How Machines "Dream"
To catch an AI, you must think like an AI. We start by deconstructing the diffusion process—the mathematical magic that turns static noise into photorealism.
The Diffusion Process
Imagine you have a clear photograph, and you slowly add static (noise) to it until it's completely unrecognizable. AI training does this in reverse. It learns how to take pure static and "denoise" it step-by-step until a clear image emerges.

01. Pure Noise
The AI starts with random pixels. It has no idea what it's making yet—just a field of chaos.

02. The Suggestion
Guided by your prompt ("Banana"), it starts hallucinating shapes that *might* be a banana within the noise.

03. Convergence
The final details lock in.
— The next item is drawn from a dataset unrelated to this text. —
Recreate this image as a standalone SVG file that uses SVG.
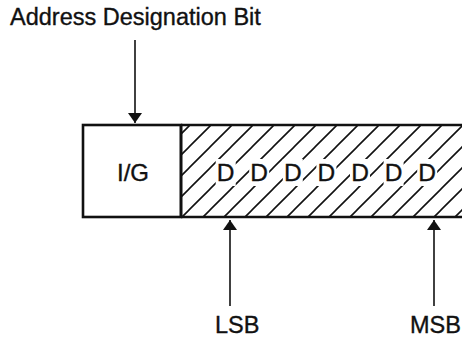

Textures, lighting, and reflections are "painted" on in the last few steps.
Latent Space
AI doesn't store images; it stores *math*. This mathematical representation is called "Latent Space." Imagine a 3D map where "Dog" is at coordinate [10, 5, 2] and "Cat" is at [10, 5, 3]. They are close because they are similar concepts (furry, pets). "Toaster" is far away at [50, 80, 0].
When you ask for a "Dog-Cat Hybrid," the AI just navigates to [10, 5, 2.5]—the space between them.
Why this matters for detection:
Because AI relies on "statistical closeness," it often blends concepts that shouldn't be blended. This is why you see "Latent Bleed"—like a coffee cup made of fur. The AI got the coordinates for "Coffee" and "Dog" mixed up.